→ **EXERCISE INSTRUCTIONS**: Exactly the lines from the one with "Reproduce this chart with Chart.js." through the one with "const yStep = 0.5;" should be returned, both ends included and nothing else. Omit any pictures.

→ **PROVIDED RECORDS**:
*****

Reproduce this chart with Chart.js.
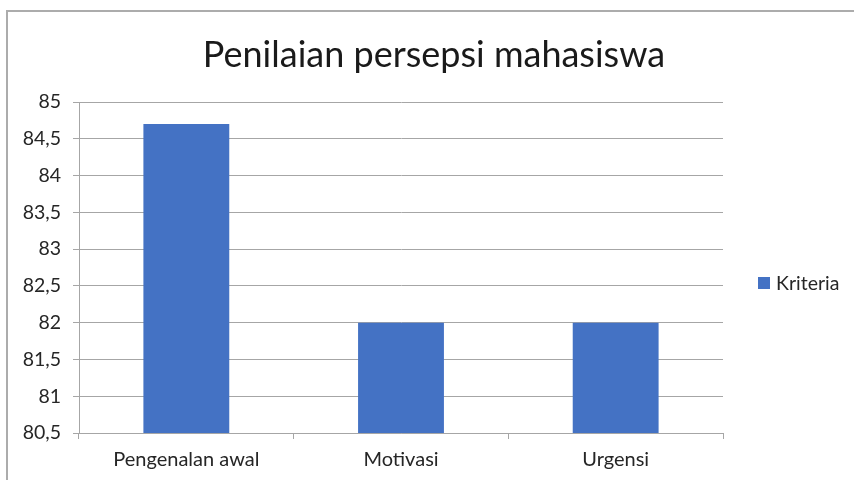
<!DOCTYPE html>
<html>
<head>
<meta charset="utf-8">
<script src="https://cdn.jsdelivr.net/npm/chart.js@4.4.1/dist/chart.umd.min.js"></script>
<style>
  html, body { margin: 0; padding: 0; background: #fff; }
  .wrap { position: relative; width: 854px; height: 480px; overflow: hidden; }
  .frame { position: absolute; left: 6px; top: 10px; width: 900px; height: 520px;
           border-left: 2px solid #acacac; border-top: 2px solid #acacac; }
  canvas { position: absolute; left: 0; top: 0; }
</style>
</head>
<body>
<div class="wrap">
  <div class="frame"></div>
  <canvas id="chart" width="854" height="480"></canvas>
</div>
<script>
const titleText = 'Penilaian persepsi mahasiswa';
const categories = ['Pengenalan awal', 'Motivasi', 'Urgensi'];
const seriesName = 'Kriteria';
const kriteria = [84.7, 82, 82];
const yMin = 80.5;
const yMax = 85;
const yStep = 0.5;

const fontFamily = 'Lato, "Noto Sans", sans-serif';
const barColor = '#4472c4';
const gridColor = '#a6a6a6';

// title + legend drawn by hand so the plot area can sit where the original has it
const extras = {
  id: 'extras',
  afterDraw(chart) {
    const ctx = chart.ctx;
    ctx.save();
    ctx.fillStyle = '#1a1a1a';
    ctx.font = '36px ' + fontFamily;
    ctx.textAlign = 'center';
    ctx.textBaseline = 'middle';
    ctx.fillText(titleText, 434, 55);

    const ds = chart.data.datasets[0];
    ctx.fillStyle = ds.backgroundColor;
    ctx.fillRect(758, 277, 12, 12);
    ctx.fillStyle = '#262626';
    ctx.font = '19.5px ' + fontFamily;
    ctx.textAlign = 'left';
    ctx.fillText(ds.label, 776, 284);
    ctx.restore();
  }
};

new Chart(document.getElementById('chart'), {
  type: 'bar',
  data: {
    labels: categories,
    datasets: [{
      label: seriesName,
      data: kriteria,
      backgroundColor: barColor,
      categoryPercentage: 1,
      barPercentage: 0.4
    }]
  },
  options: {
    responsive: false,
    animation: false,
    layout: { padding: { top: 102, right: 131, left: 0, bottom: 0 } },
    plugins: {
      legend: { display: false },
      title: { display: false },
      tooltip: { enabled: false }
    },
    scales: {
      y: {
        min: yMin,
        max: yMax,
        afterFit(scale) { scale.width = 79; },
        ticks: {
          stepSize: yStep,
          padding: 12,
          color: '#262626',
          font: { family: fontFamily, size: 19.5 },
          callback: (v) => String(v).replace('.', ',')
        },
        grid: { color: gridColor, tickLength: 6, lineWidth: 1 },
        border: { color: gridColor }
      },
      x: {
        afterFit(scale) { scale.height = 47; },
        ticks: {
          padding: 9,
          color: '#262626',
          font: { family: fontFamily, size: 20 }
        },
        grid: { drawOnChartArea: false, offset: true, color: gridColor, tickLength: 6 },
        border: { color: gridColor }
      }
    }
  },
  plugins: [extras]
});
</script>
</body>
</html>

*****

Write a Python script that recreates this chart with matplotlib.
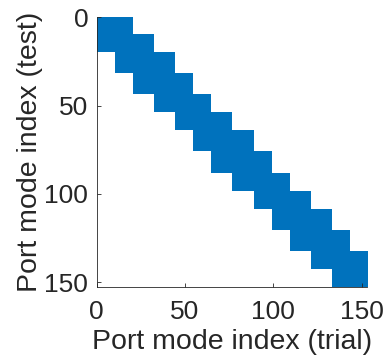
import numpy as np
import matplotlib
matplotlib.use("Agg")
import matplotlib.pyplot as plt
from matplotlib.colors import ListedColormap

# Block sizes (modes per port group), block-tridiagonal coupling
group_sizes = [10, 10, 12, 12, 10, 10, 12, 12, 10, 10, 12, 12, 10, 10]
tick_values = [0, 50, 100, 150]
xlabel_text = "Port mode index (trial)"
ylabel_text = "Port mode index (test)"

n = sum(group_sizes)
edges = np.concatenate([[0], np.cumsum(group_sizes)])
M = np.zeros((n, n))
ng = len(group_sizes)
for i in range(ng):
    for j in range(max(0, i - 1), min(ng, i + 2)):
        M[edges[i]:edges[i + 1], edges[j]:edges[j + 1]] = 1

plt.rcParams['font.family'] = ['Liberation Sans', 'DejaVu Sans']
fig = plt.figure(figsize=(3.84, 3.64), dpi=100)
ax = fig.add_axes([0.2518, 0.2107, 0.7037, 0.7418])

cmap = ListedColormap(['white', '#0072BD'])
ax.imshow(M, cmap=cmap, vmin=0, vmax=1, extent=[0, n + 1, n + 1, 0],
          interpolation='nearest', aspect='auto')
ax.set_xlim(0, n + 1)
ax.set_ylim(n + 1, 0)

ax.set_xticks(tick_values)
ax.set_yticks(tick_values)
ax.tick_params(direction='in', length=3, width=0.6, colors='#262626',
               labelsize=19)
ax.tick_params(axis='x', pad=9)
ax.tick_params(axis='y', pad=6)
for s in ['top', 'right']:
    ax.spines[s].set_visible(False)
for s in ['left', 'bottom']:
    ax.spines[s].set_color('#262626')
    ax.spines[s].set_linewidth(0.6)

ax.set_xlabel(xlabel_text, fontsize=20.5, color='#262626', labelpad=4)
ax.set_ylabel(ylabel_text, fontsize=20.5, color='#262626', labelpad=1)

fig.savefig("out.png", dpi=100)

*****

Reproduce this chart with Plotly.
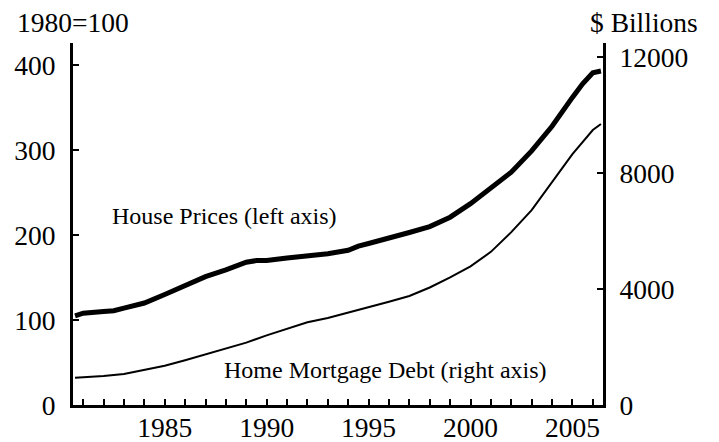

*****

→ **ANSWER IN FULL**:
Reproduce this chart with Chart.js.
<!DOCTYPE html>
<html>
<head>
<meta charset="utf-8">
<script src="https://cdn.jsdelivr.net/npm/chart.js@4.4.1/dist/chart.umd.min.js"></script>
<style>
  html, body { margin: 0; padding: 0; background: #fff; }
  .wrap { position: relative; width: 854px; height: 480px; overflow: hidden; }
  .frame { position: absolute; left: 6px; top: 10px; width: 900px; height: 520px;
           border-left: 2px solid #acacac; border-top: 2px solid #acacac; }
  canvas { position: absolute; left: 0; top: 0; }
</style>
</head>
<body>
<div class="wrap">
  <div class="frame"></div>
  <canvas id="chart" width="854" height="480"></canvas>
</div>
<script>
const titleText = 'Penilaian persepsi mahasiswa';
const categories = ['Pengenalan awal', 'Motivasi', 'Urgensi'];
const seriesName = 'Kriteria';
const kriteria = [84.7, 82, 82];
const yMin = 80.5;
const yMax = 85;
const yStep = 0.5;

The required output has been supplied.